Ultimately, the biggest thought in my mind was “Please let the people who did this not be Muslims”. (when Oklahoma City Federal Bldg was bombed, I remember thinking the same thing and the sense of palpable relief when the culprit wasn’t Muslim….Of course, this time there would be no such feeling of relief)

At some point, I must have called my Mom (living in Long Island at the time) and asked if everyone in the family and extended family all over the East Coast was okay.

Later that week, I was still at a loss of what to do. I tried to give blood on Wednesday, there was a line out the door of the donation center, and someone came outside and told us that there really wasn’t a need for blood. They hadn’t gotten any calls. When the blood banks turn you away it usually means there are more casualties than injuries. I listened to radio reports, watched on TV, interviews with the anguished families hanging up flyers in search of their loved ones.

Somehow I got word of the vigil to be held at a church in Seattle. I’m not Christian. But I needed to go. The church was packed, standing room only. The pastor, when she thanked everyone for coming, even joked a bit that she’d never seen the room so full. I can’t call what I did prayer, I just knelt at the pew with my hands clutched tight, listening to the pastor and the sobs from all around. In that church, I felt some peace, some awareness I wasn’t alone. That’s all churches, mosques, can be, I think. Places to feel community. I did feel community that day, like none I’ve ever experienced before or since.

Although the world did go to hell that day, those first few hours and days were actually a bit magical in how unified we all felt. We were all at one that day.”

Misfit

“I live in New York. The state, not the city. Pre 9-11, I’d been in Manhattan once when my father took me for my tenth birthday. We flew in on a May morning, and on the drive from the airport to the hotel instead of looking at the buildings he was pointing to, I had my nose in a book. My chance to see the scenery later that night was thwarted by fog blocking all views off the Empire State Building rooftop.

Later on though I did get to see the skyline. On an early morning boat tour, my dad and I took several photos on my tiny red camera. There was a project I had to put together for my fourth grade class about New York. Kids made models of Niagara Falls or talked about state parks. I felt like the coolest one in the room showing off my blurred pictures of Rockefeller Center and the Statue of Liberty. I was sharing photos of a place I knew even then that I loved. 

Flash forward to my sixth grade science class. I was eleven, rearranging my textbooks and pens on my desk for the fifteenth time before the PA system came to life. The room didn’t go quiet right away, it never did even during announcements. But the principal began speaking and I remember the class being shushed. Whether it was my teacher or another classmate urging us to be quiet I don’t recall. I just remember the room staying quiet afterwards. The whole school just seemed to go quiet.

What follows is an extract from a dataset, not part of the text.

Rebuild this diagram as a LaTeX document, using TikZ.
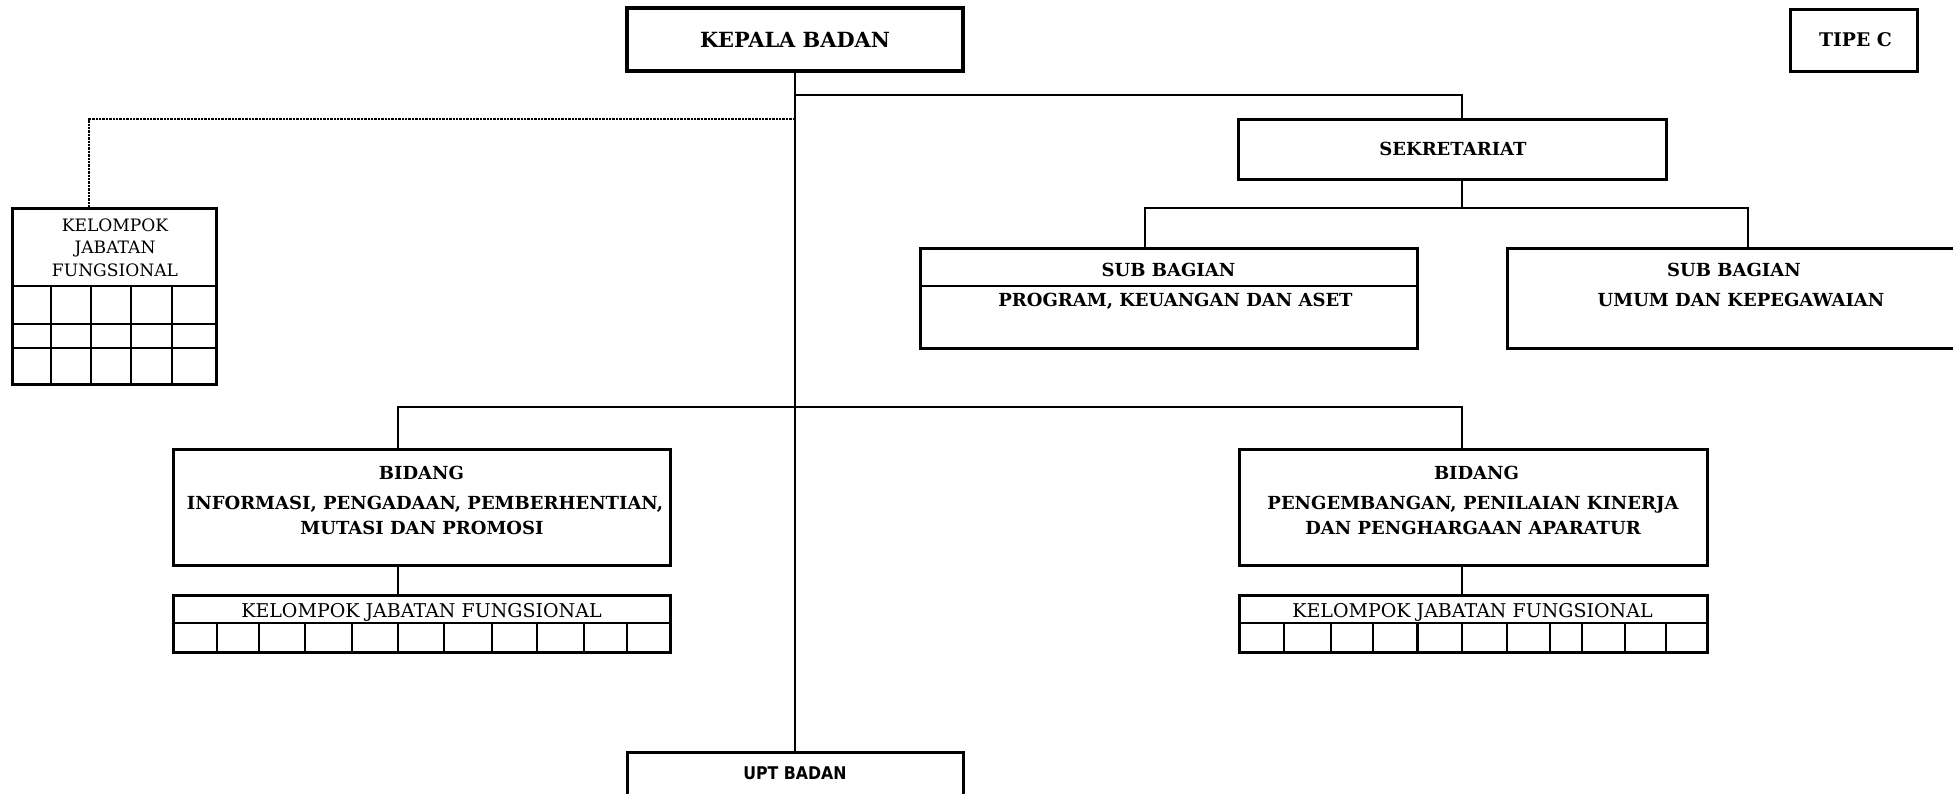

I remember a friend of mine crying and going home for the day after telling us her brother lived in Manhattan. I remember going home on the bus and then briefly watching the news with my parents at dinner. I honestly don’t remember much else. Except taking those pictures of the skyline that included the Twin Towers when I was ten, and feeling fearful and incredibly sad that night when I went to bed. 

Flash forward to spring of 2011. I was a college junior spending a semester in the U.K. When I arrived in Wales and told the young woman touring me around campus that I was from New York, she looked at me with an awestruck expression, asked if living there was “Like Friends“? ‘

I understood her associating my home state with the city. Since my first visit to New York I wanted to be associated with it. Even when that association caused me fear. While preparing to fly home from Wales, and fly alone for the first time in my life,  I read on Facebook and saw on the news that Bin Laden had been killed. In spite of what I’d just learned, I went to bed in my dorm that night with the same fearful feeling I’d had ten years prior. I’d received a slew of emails from faculty at my campus at home and abroad, telling me to be cautious and vigilant while traveling. None of which alleviated my stress any.

Regardless though I flew back home safely to the state I’m proud to call home. And have traveled back and forth to the city that looking back, I’m flattered that young woman believed I resided in. Even being a kid in 2001 who is fuzzy on details, I remember flags being raised up and down my street and tribute concerts on TV. I remember the unity and the bravery, though I still recall the pain and that same fearful feeling. Each year on the anniversary it creeps back in as a reminder. Of what was lost that will never be forgotten and will never not be felt.”

14 years is long enough to have seen me leave my teens behind and prepare to hit my thirties. It is simultaneously a long time and not. Perhaps it is because of the continuous on-going conflicts or because we are aware that the world, but America most particularly, still bears the scars from that day and is still losing people because of it. September 11 2001 does not seem that long ago, but it is now a significant date in world history.

Remember those lost and those who lost.